Transcribe your podcast
[00:00:00]

Yeah, well, let me just show you first what the situation is this morning outside this holiday inn. You can see on the ground the glass, the shard of glass from where the rioters smashed in the windows, chairs, flung about the place, fire extinguishers, which were used as weapons at one point yesterday. Alcohol cans. We know from speaking to local residents that they felt that the crowd yesterday was drunk, that some members of them were drunk. If you look in these smashed-in windows here. I mean, this is a communal space where asylum seekers would have normally, on a weekend, been hanging out, been eating, now completely destroyed. You've got security staff and staff at the hotel now trying to clean this up, which is presumably going to take a while. We just spoke to the Secretary of Defense, the local MP here as well, John Healey, who said that it was his understanding that all of the asylum seekers had been cleared from the hotel yesterday. But speaking to security here, I just found out that there was a small group of asylum seekers, about four of them, who had been out when those riots kicked off yesterday.

[00:01:09]

It sounds like they'd come back and seen that there was trouble and had ended up having to sleep rough. Apparently, they slept in a wood last night because they were so scared of coming back here. I think we cannot underestimate how terrifying this must have been for the residents of these hotel asylum seekers, families, presumably, parents, and potentially young children children barricaded in their rooms as an angry mob broke down the windows. Also, I think one of the most shocking pieces of footage to emerge from yesterday was a moment when rioters set a bin on fire and pushed it against one of the doors.
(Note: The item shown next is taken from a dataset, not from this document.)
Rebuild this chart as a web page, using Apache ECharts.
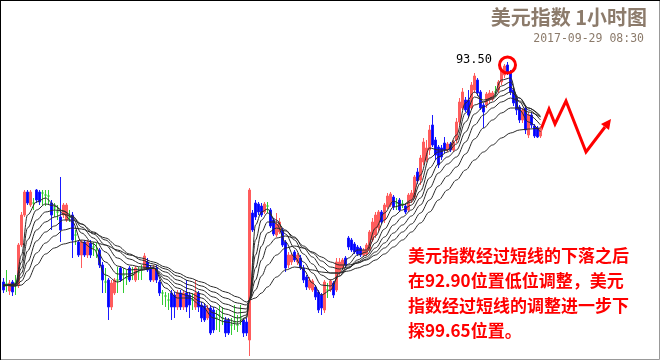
<!DOCTYPE html>
<html><head><meta charset="utf-8">
<script src="https://cdn.jsdelivr.net/npm/echarts@6/dist/echarts.min.js"></script>
<style>html,body{margin:0;padding:0;background:#fff}#c{width:660px;height:360px}</style>
</head><body><div id="c"></div>
<script>
// hourly candles: [open, close, low, high]
const candles = [
[91.30,91.22,91.19,91.34],[91.28,91.28,91.20,91.42],[91.21,91.29,91.17,91.32],[91.30,91.20,91.16,91.32],[91.29,91.29,91.17,91.37],
[91.27,91.67,91.24,91.69],[91.67,91.97,91.65,92.00],[91.97,92.20,91.95,92.22],[92.20,92.09,92.07,92.22],[92.07,92.20,92.05,92.22],
[92.09,92.09,92.02,92.14],[92.22,92.12,92.09,92.23],[92.20,92.10,92.07,92.22],[92.19,92.19,92.07,92.22],[92.17,92.17,92.06,92.22],
[92.16,92.16,92.07,92.22],[92.09,91.97,91.82,92.12],[92.04,92.04,91.95,92.09],[92.00,92.00,91.92,92.07],[91.95,91.82,91.70,92.35],
[91.97,92.07,91.94,92.09],[91.92,92.07,91.90,92.09],[91.95,91.95,91.90,92.02],[91.97,91.72,91.54,92.00],[91.77,91.77,91.67,91.82],
[91.70,91.57,91.55,91.72],[91.57,91.70,91.44,91.72],[91.70,91.57,91.55,91.72],[91.57,91.70,91.54,91.72],[91.69,91.57,91.54,91.72],
[91.65,91.65,91.56,91.70],[91.62,91.62,91.54,91.69],[91.62,91.47,91.44,91.64],[91.47,91.32,91.19,91.50],[91.30,91.30,91.19,91.44],
[91.32,91.05,90.92,91.34],[91.05,91.29,91.02,91.32],[91.19,91.32,91.17,91.34],[91.32,91.32,91.19,91.45],[91.44,91.32,91.30,91.46],
[91.37,91.37,91.19,91.44],[91.34,91.34,91.27,91.42],[91.44,91.32,91.30,91.46],[91.37,91.37,91.32,91.45],[91.32,91.44,91.30,91.46],
[91.40,91.40,91.32,91.45],[91.42,91.42,91.32,91.47],[91.44,91.56,91.42,91.59],[91.50,91.42,91.40,91.54],[91.44,91.32,91.30,91.47],
[91.32,91.44,91.30,91.47],[91.44,91.32,91.29,91.47],[91.30,91.19,91.16,91.32],[91.19,91.19,91.07,91.22],[91.16,91.16,91.05,91.20],
[91.12,91.12,91.02,91.19],[91.19,91.05,90.92,91.22],[91.17,91.05,90.94,91.20],[91.05,91.19,91.02,91.22],[91.19,91.05,91.02,91.22],
[91.05,91.19,91.02,91.22],[91.19,91.05,91.00,91.32],[91.17,91.07,90.94,91.20],[91.12,91.12,91.02,91.19],[91.05,91.19,91.02,91.32],
[91.19,91.05,91.00,91.21],[91.07,90.94,90.90,91.10],[91.06,90.92,90.90,91.09],[90.94,91.04,90.92,91.07],[91.04,90.79,90.77,91.07],
[91.02,90.82,90.79,91.05],[90.94,90.94,90.82,91.02],[90.97,90.97,90.80,91.07],[90.94,90.94,90.87,91.05],[90.92,90.79,90.75,90.95],
[90.92,90.79,90.77,90.94],[90.87,90.87,90.77,90.94],[90.90,90.90,90.82,91.07],[90.87,90.87,90.80,90.97],[90.94,90.94,90.87,91.07],
[90.92,90.79,90.75,90.94],[90.90,90.79,90.76,90.94],[90.72,92.22,90.56,92.24],[91.99,91.82,91.80,92.02],[92.09,91.95,91.92,92.12],
[92.08,92.00,91.97,92.10],[92.06,91.97,91.95,92.09],[92.00,92.08,91.98,92.10],[92.06,92.06,91.99,92.10],[92.02,91.86,91.84,92.04],
[91.92,91.78,91.76,91.94],[91.77,91.88,91.75,91.99],[91.80,91.90,91.78,91.94],[91.82,91.67,91.65,91.84],[91.70,91.44,91.40,91.72],
[91.47,91.57,91.44,91.60],[91.50,91.57,91.47,91.59],[91.60,91.52,91.50,91.62],[91.50,91.57,91.47,91.59],[91.54,91.44,91.42,91.57],
[91.44,91.32,91.29,91.47],[91.35,91.25,91.22,91.37],[91.24,91.32,91.22,91.35],[91.22,91.31,91.20,91.33],[91.25,91.15,91.12,91.27],
[91.20,91.02,90.99,91.22],[91.17,91.04,90.97,91.19],[91.02,91.30,90.99,91.32],[91.22,91.22,91.14,91.29],[91.22,91.31,91.20,91.33],
[91.29,91.17,91.14,91.31],[91.22,91.50,91.20,91.54],[91.40,91.50,91.37,91.54],[91.44,91.52,91.42,91.54],[91.54,91.47,91.44,91.56],
[91.74,91.65,91.62,91.76],[91.72,91.62,91.60,91.74],[91.68,91.60,91.58,91.70],[91.65,91.58,91.56,91.67],[91.64,91.57,91.55,91.66],
[91.57,91.62,91.55,91.64],[91.58,91.67,91.56,91.69],[91.62,91.80,91.60,91.82],[91.72,91.90,91.70,91.94],[91.77,91.97,91.74,92.00],
[91.84,92.00,91.81,92.02],[92.00,91.90,91.88,92.02],[91.92,92.07,91.89,92.09],[92.05,92.16,92.03,92.19],[92.07,92.18,92.05,92.20],
[92.15,92.05,92.02,92.17],[92.09,92.09,92.02,92.14],[92.12,92.02,92.00,92.14],[92.08,92.08,92.04,92.12],[92.06,92.00,91.98,92.08],
[92.02,92.17,92.00,92.19],[92.12,92.19,92.09,92.22],[92.15,92.35,92.13,92.37],[92.40,92.31,92.28,92.44],[92.32,92.54,92.27,92.57],
[92.50,92.70,92.47,92.74],[92.52,92.64,92.50,92.72],[92.62,92.82,92.57,92.87],[92.87,92.67,92.65,92.97],[92.72,92.57,92.52,92.75],
[92.65,92.47,92.44,92.67],[92.64,92.55,92.52,92.67],[92.69,92.62,92.59,92.75],[92.62,92.68,92.60,92.70],[92.68,92.62,92.60,92.70],
[92.62,92.70,92.60,92.72],[92.72,92.90,92.69,92.94],[92.90,93.10,92.87,93.14],[93.04,93.20,93.02,93.24],[93.12,93.02,93.00,93.15],
[93.12,92.97,92.94,93.22],[93.04,93.27,93.02,93.30],[93.22,93.36,93.19,93.39],[93.32,93.19,93.16,93.34],[93.20,93.04,93.02,93.22],
[93.07,93.00,92.84,93.09],[93.07,93.18,93.04,93.20],[93.12,93.19,93.09,93.22],[93.13,93.19,93.11,93.21],[93.20,93.20,93.15,93.26],
[93.22,93.30,93.19,93.32],[93.30,93.42,93.27,93.44],[93.37,93.46,93.34,93.48],[93.47,93.40,93.37,93.50],[93.39,93.20,93.17,93.42],
[93.22,93.09,93.06,93.24],[93.14,93.02,92.97,93.16],[93.05,92.92,92.89,93.07],[92.92,93.02,92.89,93.04],[93.04,92.82,92.78,93.06],
[92.77,92.97,92.74,93.00],[92.97,92.87,92.84,92.99],[92.86,92.76,92.74,92.88],[92.84,92.75,92.74,92.86],[92.76,92.84,92.74,92.86]
];

// moving-average readings at selected candles (fast -> slow)
const maIndex = [0,4,6,8,11,14,17,20,23,26,30,34,38,42,46,50,54,58,62,66,70,74,78,81,
  82,84,86,88,91,94,97,100,103,106,109,112,115,118,121,124,127,130,133,136,139,142,145,148,151,154,157,160,163,166,169,172,175,179];
const ma1 = [91.26,91.28,91.57,91.97,92.10,92.14,92.07,91.98,91.90,91.70,91.63,91.37,91.30,91.36,91.42,91.44,91.24,91.14,91.14,91.06,90.94,90.90,90.88,90.94,
  91.12,91.87,92.00,92.03,91.88,91.70,91.55,91.42,91.29,91.17,91.22,91.39,91.54,91.62,91.62,91.84,91.99,92.11,92.07,92.12,92.37,92.64,92.62,92.62,92.77,93.09,93.20,93.10,93.15,93.32,93.34,93.02,92.90,92.80];
const ma2 = [91.26,91.28,91.50,91.84,92.02,92.08,92.06,92.01,91.94,91.79,91.68,91.50,91.38,91.38,91.42,91.44,91.29,91.19,91.16,91.10,90.99,90.93,90.90,90.95,
  91.12,91.72,91.92,91.99,91.92,91.78,91.64,91.50,91.39,91.27,91.26,91.36,91.48,91.57,91.60,91.76,91.92,92.05,92.07,92.10,92.29,92.54,92.60,92.62,92.72,92.99,93.15,93.12,93.14,93.26,93.30,93.10,92.97,92.87];
const ma3 = [91.26,91.27,91.44,91.72,91.92,92.00,92.02,92.01,91.96,91.85,91.74,91.60,91.46,91.42,91.43,91.44,91.33,91.24,91.19,91.14,91.05,90.98,90.94,90.97,
  91.12,91.57,91.80,91.90,91.90,91.82,91.72,91.58,91.48,91.37,91.32,91.36,91.44,91.52,91.57,91.69,91.83,91.96,92.02,92.07,92.21,92.44,92.55,92.60,92.68,92.90,93.07,93.10,93.13,93.21,93.25,93.14,93.02,92.92];
const ma4 = [91.27,91.27,91.39,91.61,91.82,91.90,91.95,91.98,91.95,91.88,91.78,91.67,91.54,91.47,91.45,91.44,91.36,91.28,91.23,91.18,91.10,91.03,90.99,91.00,
  91.12,91.44,91.66,91.79,91.84,91.81,91.75,91.64,91.55,91.45,91.39,91.39,91.44,91.50,91.55,91.64,91.75,91.87,91.95,92.02,92.14,92.34,92.48,92.55,92.62,92.80,92.98,93.05,93.10,93.16,93.20,93.14,93.04,92.95];
const ma5 = [91.27,91.27,91.35,91.50,91.71,91.80,91.86,91.92,91.92,91.88,91.80,91.72,91.61,91.53,91.48,91.46,91.40,91.32,91.27,91.22,91.15,91.08,91.04,91.03,
  91.12,91.32,91.52,91.66,91.74,91.76,91.74,91.66,91.59,91.51,91.45,91.43,91.45,91.49,91.53,91.60,91.69,91.79,91.87,91.96,92.07,92.24,92.39,92.48,92.55,92.70,92.87,92.97,93.04,93.10,93.14,93.11,93.04,92.96];
const ma6 = [91.27,91.26,91.31,91.41,91.59,91.69,91.76,91.82,91.84,91.83,91.79,91.74,91.66,91.58,91.52,91.48,91.43,91.36,91.31,91.26,91.20,91.14,91.09,91.07,
  91.12,91.22,91.36,91.47,91.57,91.64,91.66,91.64,91.60,91.55,91.50,91.47,91.47,91.49,91.52,91.57,91.64,91.72,91.80,91.88,91.99,92.12,92.26,92.36,92.45,92.58,92.73,92.84,92.92,92.99,93.04,93.04,93.00,92.95];
const ma7 = [91.27,91.26,91.27,91.32,91.47,91.58,91.64,91.68,91.70,91.72,91.70,91.67,91.62,91.57,91.54,91.50,91.45,91.39,91.34,91.30,91.25,91.20,91.15,91.10,
  91.12,91.14,91.19,91.25,91.35,91.42,91.45,91.44,91.42,91.40,91.39,91.39,91.41,91.44,91.47,91.52,91.58,91.65,91.72,91.80,91.89,92.00,92.12,92.22,92.32,92.42,92.52,92.60,92.67,92.74,92.79,92.82,92.83,92.84];

const categories = candles.map((_, i) => 'H' + (i + 1));
const peakIndex = 168;
const peakLabel = '93.50';
const titleText = '美元指数 1小时图';
const timeText = '2017-09-29 08:30';
const noteText = '美元指数经过短线的下落之后\n在92.90位置低位调整，美元\n指数经过短线的调整进一步下\n探99.65位置。';

const maLines = [ma1, ma2, ma3, ma4, ma5, ma6, ma7];
const maSeries = maLines.map(vals => ({
  type: 'line',
  data: maIndex.map((ix, k) => [ix, vals[k]]),
  showSymbol: false,
  smooth: 0.35,
  smoothMonotone: 'x',
  lineStyle: { color: '#2a2a2a', width: 1 },
  z: 4,
  silent: true
}));

const chart = echarts.init(document.getElementById('c'), null, { renderer: 'canvas' });
chart.setOption({
  animation: false,
  backgroundColor: '#ffffff',
  grid: { left: 2, top: 0, width: 540, height: 360 },
  xAxis: { type: 'category', data: categories, show: false, boundaryGap: true },
  yAxis: { type: 'value', min: 90.52, max: 94.12, show: false, splitLine: { show: false } },
  series: [{
    type: 'candlestick',
    data: candles,
    barWidth: 2,
    z: 3,
    itemStyle: {
      color: '#ff5c5c', color0: '#0000ff',
      borderColor: '#ff5c5c', borderColor0: '#1a1aff',
      borderColorDoji: '#33cc33', borderWidth: 1
    },
    markPoint: {
      symbol: 'circle',
      symbolSize: 16,
      silent: true,
      itemStyle: { color: 'rgba(0,0,0,0)', borderColor: '#ff0000', borderWidth: 3 },
      label: {
        show: true, position: 'left', distance: 6, offset: [0, -5],
        formatter: peakLabel, color: '#000', fontSize: 12,
        fontFamily: 'DejaVu Sans Mono'
      },
      data: [{ coord: [categories[peakIndex], 93.47] }]
    }
  }].concat(maSeries),
  graphic: [
    { type: 'text', right: 13, top: 7, style: { text: titleText, fill: '#8c7b6b', font: 'bold 20px "Noto Sans CJK SC"' } },
    { type: 'text', right: 16, top: 33, style: { text: timeText, fill: '#8c7b6b', font: '11.5px "DejaVu Sans Mono"' } },
    { type: 'text', left: 408, top: 243, style: { text: noteText, fill: '#ff0000', font: 'bold 17px "Noto Sans CJK SC"', lineHeight: 25 } },
    { type: 'polyline', shape: { points: [[540,132],[549,109],[555,124],[566,101],[586,152],[605,127]] },
      style: { stroke: '#ff0000', lineWidth: 3, fill: null, lineJoin: 'miter' } },
    { type: 'polygon', shape: { points: [[611,119],[609,130],[601,124]] }, style: { fill: '#ff0000' } },
    { type: 'rect', shape: { x: 0.5, y: 0.5, width: 659, height: 359 }, style: { fill: null, stroke: '#999', lineWidth: 1 } },
    { type: 'line', shape: { x1: 0, y1: 0.5, x2: 660, y2: 0.5 }, style: { stroke: '#000', lineWidth: 1 } },
    { type: 'line', shape: { x1: 0.5, y1: 0, x2: 0.5, y2: 360 }, style: { stroke: '#000', lineWidth: 1 } }
  ]
});
</script>
</body></html>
They knew people were trapped in here, and clearly, they were using that opportunity to scare them, and you would assume to do something particularly dangerous, maybe even deadly. Now, I asked the Secretary of Defense, John Healey, what he thought about bringing in the army to manage any potential future riots like this. This is what he said.

[00:02:10]

No, I was down here throughout yesterday, and with the backup teams, South Yorkshire police were strongly supported by police forces from West Yorkshire, from Cheshire. Even the British Transport Police came. That established system of what they call mutual aid, where you've got police forces coordinating together, training with the same public order, street disorder techniques. It's the police's responsibility to respond first. And currently, they've got the means to do it, and they will make sure that people stay. Thanks very much.